# Task to carry out:
Exactly as written, retype the listing below, omitting the pictures.

# Dataset section:
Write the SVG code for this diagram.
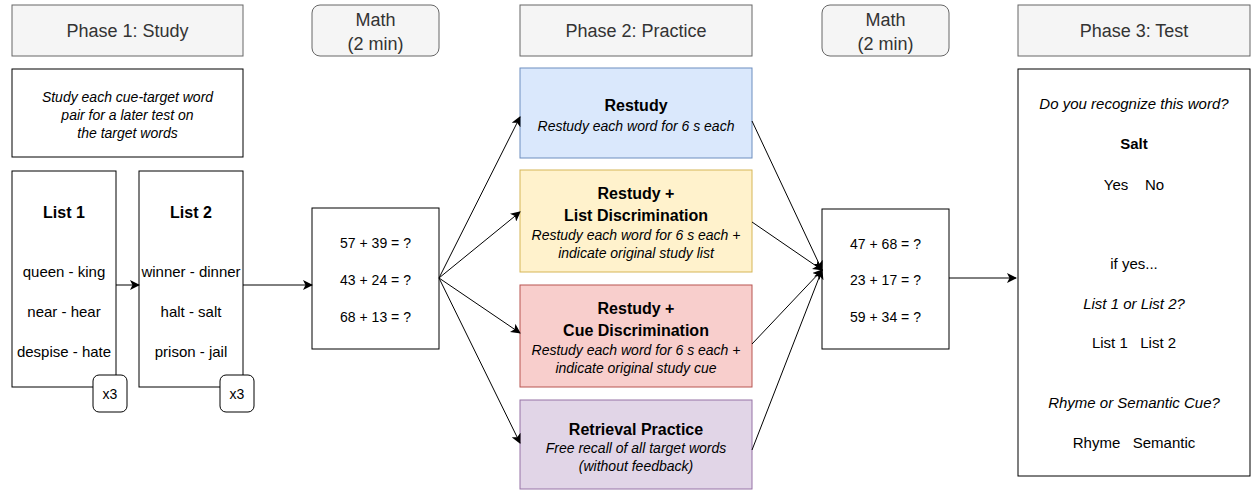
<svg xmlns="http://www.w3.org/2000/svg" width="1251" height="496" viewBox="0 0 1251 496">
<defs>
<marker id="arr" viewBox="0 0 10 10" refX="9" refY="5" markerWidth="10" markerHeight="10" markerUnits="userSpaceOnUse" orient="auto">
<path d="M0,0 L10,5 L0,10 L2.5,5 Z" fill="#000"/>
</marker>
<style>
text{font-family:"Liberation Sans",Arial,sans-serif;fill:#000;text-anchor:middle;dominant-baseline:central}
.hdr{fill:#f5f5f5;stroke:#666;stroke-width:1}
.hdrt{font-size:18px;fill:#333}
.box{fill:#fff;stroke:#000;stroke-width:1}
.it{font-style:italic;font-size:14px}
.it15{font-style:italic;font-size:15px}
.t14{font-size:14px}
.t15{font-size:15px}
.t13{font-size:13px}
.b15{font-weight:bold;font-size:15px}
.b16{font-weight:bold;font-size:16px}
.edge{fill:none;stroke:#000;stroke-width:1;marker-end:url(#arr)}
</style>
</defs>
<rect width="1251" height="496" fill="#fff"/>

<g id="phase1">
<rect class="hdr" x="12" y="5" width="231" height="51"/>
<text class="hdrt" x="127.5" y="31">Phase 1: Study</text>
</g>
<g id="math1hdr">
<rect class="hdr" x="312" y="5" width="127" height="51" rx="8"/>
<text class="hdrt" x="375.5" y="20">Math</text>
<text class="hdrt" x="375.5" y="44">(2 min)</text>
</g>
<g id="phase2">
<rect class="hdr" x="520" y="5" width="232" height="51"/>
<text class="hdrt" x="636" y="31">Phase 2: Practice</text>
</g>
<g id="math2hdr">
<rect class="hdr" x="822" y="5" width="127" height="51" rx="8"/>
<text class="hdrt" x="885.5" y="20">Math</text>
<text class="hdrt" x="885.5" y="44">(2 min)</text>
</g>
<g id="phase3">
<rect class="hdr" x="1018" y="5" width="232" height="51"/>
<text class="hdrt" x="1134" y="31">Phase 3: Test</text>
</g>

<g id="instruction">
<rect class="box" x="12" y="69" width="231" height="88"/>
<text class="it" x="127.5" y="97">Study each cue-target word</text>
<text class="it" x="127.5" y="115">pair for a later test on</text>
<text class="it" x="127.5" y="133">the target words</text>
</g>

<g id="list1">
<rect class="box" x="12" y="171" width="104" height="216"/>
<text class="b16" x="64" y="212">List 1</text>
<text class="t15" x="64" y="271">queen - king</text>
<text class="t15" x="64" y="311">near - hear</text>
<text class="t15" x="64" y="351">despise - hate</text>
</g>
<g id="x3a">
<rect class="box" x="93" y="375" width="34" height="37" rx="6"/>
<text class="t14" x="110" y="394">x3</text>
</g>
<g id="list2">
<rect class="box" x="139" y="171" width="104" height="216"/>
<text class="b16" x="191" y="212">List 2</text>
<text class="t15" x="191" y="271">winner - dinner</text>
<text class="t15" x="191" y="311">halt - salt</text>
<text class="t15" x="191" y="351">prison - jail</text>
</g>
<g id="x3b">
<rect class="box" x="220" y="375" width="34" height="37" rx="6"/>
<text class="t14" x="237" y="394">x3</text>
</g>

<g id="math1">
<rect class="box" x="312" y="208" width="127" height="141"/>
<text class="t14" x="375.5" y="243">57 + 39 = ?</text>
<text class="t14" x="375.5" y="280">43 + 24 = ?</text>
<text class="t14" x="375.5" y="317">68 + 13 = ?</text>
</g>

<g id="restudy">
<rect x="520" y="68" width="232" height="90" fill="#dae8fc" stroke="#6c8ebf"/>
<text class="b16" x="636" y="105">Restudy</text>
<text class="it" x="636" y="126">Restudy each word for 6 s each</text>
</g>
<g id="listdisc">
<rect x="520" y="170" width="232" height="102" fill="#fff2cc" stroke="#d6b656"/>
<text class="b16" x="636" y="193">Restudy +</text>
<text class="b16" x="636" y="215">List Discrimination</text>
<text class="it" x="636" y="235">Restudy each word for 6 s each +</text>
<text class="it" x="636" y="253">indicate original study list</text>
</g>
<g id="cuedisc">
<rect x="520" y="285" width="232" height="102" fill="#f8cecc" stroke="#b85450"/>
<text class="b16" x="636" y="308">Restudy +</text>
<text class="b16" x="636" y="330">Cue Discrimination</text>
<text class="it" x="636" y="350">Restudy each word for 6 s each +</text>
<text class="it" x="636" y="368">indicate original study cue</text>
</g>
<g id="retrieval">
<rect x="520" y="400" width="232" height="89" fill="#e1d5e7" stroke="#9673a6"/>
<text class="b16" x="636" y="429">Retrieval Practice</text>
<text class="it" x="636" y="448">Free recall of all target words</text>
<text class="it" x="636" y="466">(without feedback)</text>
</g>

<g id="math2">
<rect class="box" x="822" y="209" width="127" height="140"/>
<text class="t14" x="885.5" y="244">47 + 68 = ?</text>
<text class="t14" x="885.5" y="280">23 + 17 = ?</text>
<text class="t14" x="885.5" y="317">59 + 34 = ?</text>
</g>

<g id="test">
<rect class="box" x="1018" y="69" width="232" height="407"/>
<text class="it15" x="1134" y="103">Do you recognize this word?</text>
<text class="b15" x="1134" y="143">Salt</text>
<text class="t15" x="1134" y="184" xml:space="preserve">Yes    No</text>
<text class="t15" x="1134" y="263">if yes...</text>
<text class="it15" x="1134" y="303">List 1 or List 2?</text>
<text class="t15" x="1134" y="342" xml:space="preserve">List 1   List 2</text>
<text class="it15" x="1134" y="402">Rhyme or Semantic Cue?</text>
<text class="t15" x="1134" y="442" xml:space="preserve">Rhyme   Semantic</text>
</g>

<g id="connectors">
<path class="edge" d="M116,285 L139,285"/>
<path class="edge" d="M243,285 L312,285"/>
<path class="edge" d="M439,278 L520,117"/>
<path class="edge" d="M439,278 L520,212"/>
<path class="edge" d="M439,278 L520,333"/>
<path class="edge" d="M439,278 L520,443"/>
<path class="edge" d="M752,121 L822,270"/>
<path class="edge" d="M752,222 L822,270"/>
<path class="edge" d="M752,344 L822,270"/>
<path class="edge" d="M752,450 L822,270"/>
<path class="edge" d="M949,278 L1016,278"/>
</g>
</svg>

# Finished answer:
Write the SVG code for this diagram.
<svg xmlns="http://www.w3.org/2000/svg" width="1251" height="496" viewBox="0 0 1251 496">
<defs>
<marker id="arr" viewBox="0 0 10 10" refX="9" refY="5" markerWidth="10" markerHeight="10" markerUnits="userSpaceOnUse" orient="auto">
<path d="M0,0 L10,5 L0,10 L2.5,5 Z" fill="#000"/>
</marker>
<style>
text{font-family:"Liberation Sans",Arial,sans-serif;fill:#000;text-anchor:middle;dominant-baseline:central}
.hdr{fill:#f5f5f5;stroke:#666;stroke-width:1}
.hdrt{font-size:18px;fill:#333}
.box{fill:#fff;stroke:#000;stroke-width:1}
.it{font-style:italic;font-size:14px}
.it15{font-style:italic;font-size:15px}
.t14{font-size:14px}
.t15{font-size:15px}
.t13{font-size:13px}
.b15{font-weight:bold;font-size:15px}
.b16{font-weight:bold;font-size:16px}
.edge{fill:none;stroke:#000;stroke-width:1;marker-end:url(#arr)}
</style>
</defs>
<rect width="1251" height="496" fill="#fff"/>

<g id="phase1">
<rect class="hdr" x="12" y="5" width="231" height="51"/>
<text class="hdrt" x="127.5" y="31">Phase 1: Study</text>
</g>
<g id="math1hdr">
<rect class="hdr" x="312" y="5" width="127" height="51" rx="8"/>
<text class="hdrt" x="375.5" y="20">Math</text>
<text class="hdrt" x="375.5" y="44">(2 min)</text>
</g>
<g id="phase2">
<rect class="hdr" x="520" y="5" width="232" height="51"/>
<text class="hdrt" x="636" y="31">Phase 2: Practice</text>
</g>
<g id="math2hdr">
<rect class="hdr" x="822" y="5" width="127" height="51" rx="8"/>
<text class="hdrt" x="885.5" y="20">Math</text>
<text class="hdrt" x="885.5" y="44">(2 min)</text>
</g>
<g id="phase3">
<rect class="hdr" x="1018" y="5" width="232" height="51"/>
<text class="hdrt" x="1134" y="31">Phase 3: Test</text>
</g>

<g id="instruction">
<rect class="box" x="12" y="69" width="231" height="88"/>
<text class="it" x="127.5" y="97">Study each cue-target word</text>
<text class="it" x="127.5" y="115">pair for a later test on</text>
<text class="it" x="127.5" y="133">the target words</text>
</g>

<g id="list1">
<rect class="box" x="12" y="171" width="104" height="216"/>
<text class="b16" x="64" y="212">List 1</text>
<text class="t15" x="64" y="271">queen - king</text>
<text class="t15" x="64" y="311">near - hear</text>
<text class="t15" x="64" y="351">despise - hate</text>
</g>
<g id="x3a">
<rect class="box" x="93" y="375" width="34" height="37" rx="6"/>
<text class="t14" x="110" y="394">x3</text>
</g>
<g id="list2">
<rect class="box" x="139" y="171" width="104" height="216"/>
<text class="b16" x="191" y="212">List 2</text>
<text class="t15" x="191" y="271">winner - dinner</text>
<text class="t15" x="191" y="311">halt - salt</text>
<text class="t15" x="191" y="351">prison - jail</text>
</g>
<g id="x3b">
<rect class="box" x="220" y="375" width="34" height="37" rx="6"/>
<text class="t14" x="237" y="394">x3</text>
</g>

<g id="math1">
<rect class="box" x="312" y="208" width="127" height="141"/>
<text class="t14" x="375.5" y="243">57 + 39 = ?</text>
<text class="t14" x="375.5" y="280">43 + 24 = ?</text>
<text class="t14" x="375.5" y="317">68 + 13 = ?</text>
</g>

<g id="restudy">
<rect x="520" y="68" width="232" height="90" fill="#dae8fc" stroke="#6c8ebf"/>
<text class="b16" x="636" y="105">Restudy</text>
<text class="it" x="636" y="126">Restudy each word for 6 s each</text>
</g>
<g id="listdisc">
<rect x="520" y="170" width="232" height="102" fill="#fff2cc" stroke="#d6b656"/>
<text class="b16" x="636" y="193">Restudy +</text>
<text class="b16" x="636" y="215">List Discrimination</text>
<text class="it" x="636" y="235">Restudy each word for 6 s each +</text>
<text class="it" x="636" y="253">indicate original study list</text>
</g>
<g id="cuedisc">
<rect x="520" y="285" width="232" height="102" fill="#f8cecc" stroke="#b85450"/>
<text class="b16" x="636" y="308">Restudy +</text>
<text class="b16" x="636" y="330">Cue Discrimination</text>
<text class="it" x="636" y="350">Restudy each word for 6 s each +</text>
<text class="it" x="636" y="368">indicate original study cue</text>
</g>
<g id="retrieval">
<rect x="520" y="400" width="232" height="89" fill="#e1d5e7" stroke="#9673a6"/>
<text class="b16" x="636" y="429">Retrieval Practice</text>
<text class="it" x="636" y="448">Free recall of all target words</text>
<text class="it" x="636" y="466">(without feedback)</text>
</g>

<g id="math2">
<rect class="box" x="822" y="209" width="127" height="140"/>
<text class="t14" x="885.5" y="244">47 + 68 = ?</text>
<text class="t14" x="885.5" y="280">23 + 17 = ?</text>
<text class="t14" x="885.5" y="317">59 + 34 = ?</text>
</g>

<g id="test">
<rect class="box" x="1018" y="69" width="232" height="407"/>
<text class="it15" x="1134" y="103">Do you recognize this word?</text>
<text class="b15" x="1134" y="143">Salt</text>
<text class="t15" x="1134" y="184" xml:space="preserve">Yes    No</text>
<text class="t15" x="1134" y="263">if yes...</text>
<text class="it15" x="1134" y="303">List 1 or List 2?</text>
<text class="t15" x="1134" y="342" xml:space="preserve">List 1   List 2</text>
<text class="it15" x="1134" y="402">Rhyme or Semantic Cue?</text>
<text class="t15" x="1134" y="442" xml:space="preserve">Rhyme   Semantic</text>
</g>

<g id="connectors">
<path class="edge" d="M116,285 L139,285"/>
<path class="edge" d="M243,285 L312,285"/>
<path class="edge" d="M439,278 L520,117"/>
<path class="edge" d="M439,278 L520,212"/>
<path class="edge" d="M439,278 L520,333"/>
<path class="edge" d="M439,278 L520,443"/>
<path class="edge" d="M752,121 L822,270"/>
<path class="edge" d="M752,222 L822,270"/>
<path class="edge" d="M752,344 L822,270"/>
<path class="edge" d="M752,450 L822,270"/>
<path class="edge" d="M949,278 L1016,278"/>
</g>
</svg>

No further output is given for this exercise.